Comment by profsummergig
4 days ago
The way weeds grow in my lot in the midwest,
wiping out everything else if not tended to every year,
I find it very hard to believe that we can find evidence of intensive cultivation after 3,600 years in such a wet area.
Could be true, but I find it hard to believe.
From TFA, they're using LIDAR results to determine features suggesting indigenous farming practices. Researchers are doing the same in tropical rainforests around the world, where there's far more vegetation, finding similar evidence of intensive agriculture.
I highly doubt weeds, extensive though they might be, would wipe clean the evidence they've found in the landscape.
> I find it very hard to believe that we can find evidence of intensive cultivation after 3,600 years in such a wet area.
Perhaps I'm missing something. I'm no expert, and have merely skimmed through, but the earliest date I could find in the PDF linked from the fine article was 400 BCE [0], so around 2400 years. That's still a lot, but definitely not 3600 years.
[0] "While there is evidence of maize in the Upper Peninsula as early as 400 BCE (7), intensive cultivation, like we clearly see at Sixty Islands is typically not undertaken until roughly 1000 CE."
https://www.science.org/doi/suppl/10.1126/science.ads1643/su...

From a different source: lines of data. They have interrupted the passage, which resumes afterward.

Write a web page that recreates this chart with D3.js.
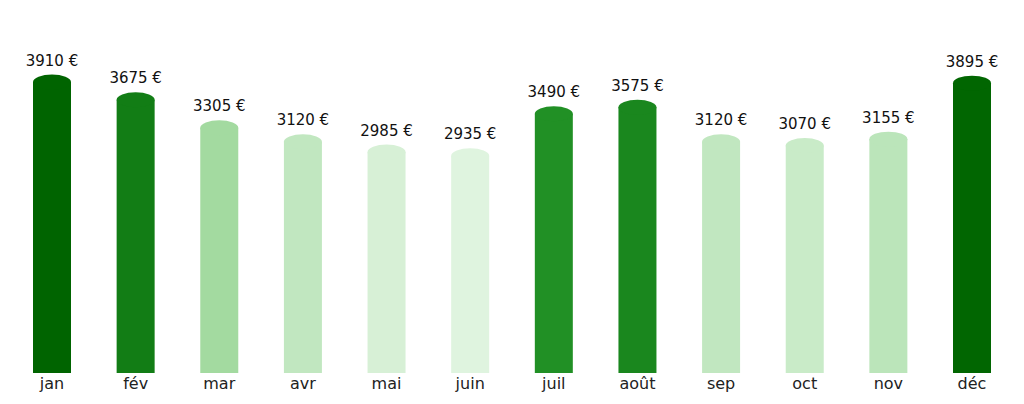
<!DOCTYPE html>
<html lang="fr">
<head>
<meta charset="utf-8">
<title>Dépenses mensuelles</title>
<script src="https://d3js.org/d3.v7.min.js"></script>
<style>
  body { margin: 0; background: #fff; }
  text { font-family: "DejaVu Sans", sans-serif; }
</style>
</head>
<body>
<div id="chart"></div>
<script>
// data
var months = ["jan", "fév", "mar", "avr", "mai", "juin", "juil", "août", "sep", "oct", "nov", "déc"];
var amounts = [3910, 3675, 3305, 3120, 2985, 2935, 3490, 3575, 3120, 3070, 3155, 3895];

var w = 1024, h = 404;
var baseline = 373;
var capRy = 7.5;

var svg = d3.select("#chart").append("svg")
    .attr("width", w)
    .attr("height", h);

var x = d3.scaleBand()
    .domain(months)
    .range([10, 1014])
    .paddingInner(0.5457)
    .paddingOuter(0.275);

// y gives the top of the rounded cap
var y = d3.scaleLinear()
    .domain([0, 4000])
    .range([370.5, 67.7]);

// bars above the mean in dark greens, below it in pale greens
var mean = d3.mean(amounts);
var above = amounts.filter(function(v) { return v >= mean; });
var below = amounts.filter(function(v) { return v < mean; });
var darkColor = d3.scaleLinear()
    .domain([d3.min(above), d3.max(above)])
    .range(["#219025", "#006400"]);
var lightColor = d3.scaleLinear()
    .domain([d3.min(below), d3.max(below)])
    .range(["#dff4df", "#a3daa0"]);
function color(v) { return v >= mean ? darkColor(v) : lightColor(v); }

var data = months.map(function(m, i) { return { month: m, value: amounts[i] }; });

var bars = svg.selectAll("g.bar")
    .data(data)
    .enter()
    .append("g")
    .attr("class", "bar");

bars.append("rect")
    .attr("x", function(d) { return x(d.month); })
    .attr("y", function(d) { return y(d.value) + capRy; })
    .attr("width", x.bandwidth())
    .attr("height", function(d) { return baseline - y(d.value) - capRy; })
    .attr("fill", function(d) { return color(d.value); });

bars.append("ellipse")
    .attr("cx", function(d) { return x(d.month) + x.bandwidth() / 2; })
    .attr("cy", function(d) { return y(d.value) + capRy; })
    .attr("rx", x.bandwidth() / 2)
    .attr("ry", capRy)
    .attr("fill", function(d) { return color(d.value); });

bars.append("text")
    .attr("x", function(d) { return x(d.month) + x.bandwidth() / 2; })
    .attr("y", function(d) { return y(d.value) - 9; })
    .attr("text-anchor", "middle")
    .attr("font-size", 15)
    .attr("fill", "#111")
    .text(function(d) { return d.value + " €"; });

// x axis labels only, no line or ticks
var xAxis = svg.append("g")
    .attr("transform", "translate(0," + baseline + ")")
    .call(d3.axisBottom(x).tickSize(0).tickPadding(4.5));
xAxis.select(".domain").remove();
xAxis.selectAll("text")
    .attr("font-size", 16)
    .attr("font-family", "DejaVu Sans, sans-serif")
    .attr("fill", "#222");
</script>
</body>
</html>
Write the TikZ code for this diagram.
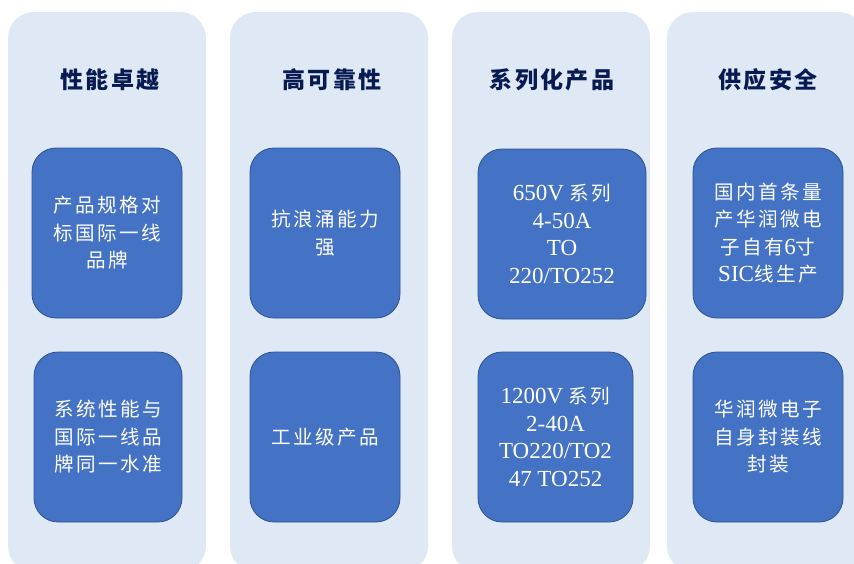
\documentclass[tikz,border=0pt]{standalone}
\usepackage{fontspec}
\setmainfont{Liberation Serif}
\newfontfamily\cjk[Scale=0.85,LetterSpace=13]{Noto Sans CJK SC}
\newfontfamily\cjkt[LetterSpace=10]{Noto Sans CJK SC}
\definecolor{colbg}{HTML}{DEE9F5}
\definecolor{boxfill}{HTML}{4472C4}
\definecolor{boxline}{HTML}{2F528F}
\definecolor{titlec}{HTML}{081A52}
\tikzset{
  column/.style={fill=colbg, draw=none, rounded corners=26pt, minimum width=198pt, minimum height=560pt, inner sep=0pt},
  bbox/.style={fill=boxfill, draw=boxline, line width=0.8pt, rounded corners=24pt, minimum height=170pt, minimum width=150pt, inner sep=0pt, align=center, text=white, font=\fontsize{23pt}{27.5pt}\selectfont},
  ttl/.style={text=titlec, font=\fontsize{23pt}{26pt}\selectfont\cjkt\bfseries, inner sep=0pt}
}
\begin{document}
\begin{tikzpicture}[x=1pt,y=-1pt]
\useasboundingbox (0,0) rectangle (854,563);
\clip (0,0) rectangle (854,563);
\node[column] (c1) at (107,292) {};
\node[column] (c2) at (329,292) {};
\node[column] (c3) at (551,292) {};
\node[column] (c4) at (766,292) {};
\node[ttl] (t1) at (110,80) {性能卓越};
\node[ttl] (t2) at (332,80) {高可靠性};
\node[ttl] (t3) at (552,80) {系列化产品};
\node[ttl] (t4) at (768,80) {供应安全};
\node[bbox] (b11) at (107,233) {\cjk 产品规格对\\\cjk 标国际一线\\\cjk 品牌};
\node[bbox, minimum width=148pt] (b12) at (108,437) {\cjk 系统性能与\\\cjk 国际一线品\\\cjk 牌同一水准};
\node[bbox] (b21) at (325,233) {\cjk 抗浪涌能力\\\cjk 强};
\node[bbox] (b22) at (325,437) {\cjk 工业级产品};
\node[bbox, minimum width=168pt] (b31) at (562,234) {650V {\cjk 系列}\\4-50A\\TO\\220/TO252};
\node[bbox, minimum width=155pt] (b32) at (555.5,437) {1200V {\cjk 系列}\\2-40A\\TO220/TO2\\47 TO252};
\node[bbox] (b41) at (768,233) {\cjk 国内首条量\\\cjk 产华润微电\\{\cjk 子自有}6{\cjk 寸}\\SIC{\cjk 线生产}};
\node[bbox] (b42) at (768,437) {\cjk 华润微电子\\\cjk 自身封装线\\\cjk 封装};
\end{tikzpicture}
\end{document}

"Weeds" are likely to be the main reason the topography was preserved. Without the plant roots fixing the soil in place, these sites would have washed away.
The surviving patches are small: 10's of meters on a side. The title language and figures cited make it appear this was a large scale farm operation. Instead, it looks like a collection of household farms scattered around the bottomland.
And while this is the UP of Michigan, it's actually at the southern-most point of the UP, right on the 45th parallel. It's not Florida, but it's also not exactly the Arctic either: the growing season is months shorter, but it does exist, there is ample precipitation, and the soil is often excellent. There are many farms operating at this latitude and further north today, although not much further north.
it would have been slash and burn agriculture to start, so there is the likelyhood of fiding artifacts assosiated with charcoal and other evidence, as these people were probably hunter/farmer/gatherers a particular tool kit is going to be definitive, hunting ,fishing and birding points, wood and hide tools, plus agricultural tools, picks, shovles, and hoes,and cythe blades that show up in early agriculture elsewhere with layers of identifiable pitholiths still adhering to them......possibly allready found, but missidentified. also living at the 45'th parallel does require substansial winter prep and strurdy housing as it's still frozen solid for months every winter
Are any of the weeds in your lot Chenopodiums like goosefoot?
Have you read about the Eastern Agricultural Complex as one of the prehistoric centers of plant domestication?
https://en.wikipedia.org/wiki/Eastern_Agricultural_Complex
lots of those weeds probably weren't around ca 3600bp (and that's not even discussing the fact that many of those "weeds", so-called, are escaped crops, anyways, so the weediness would've been a feature for these farmers)
The clay does a fantastic job preserving everything.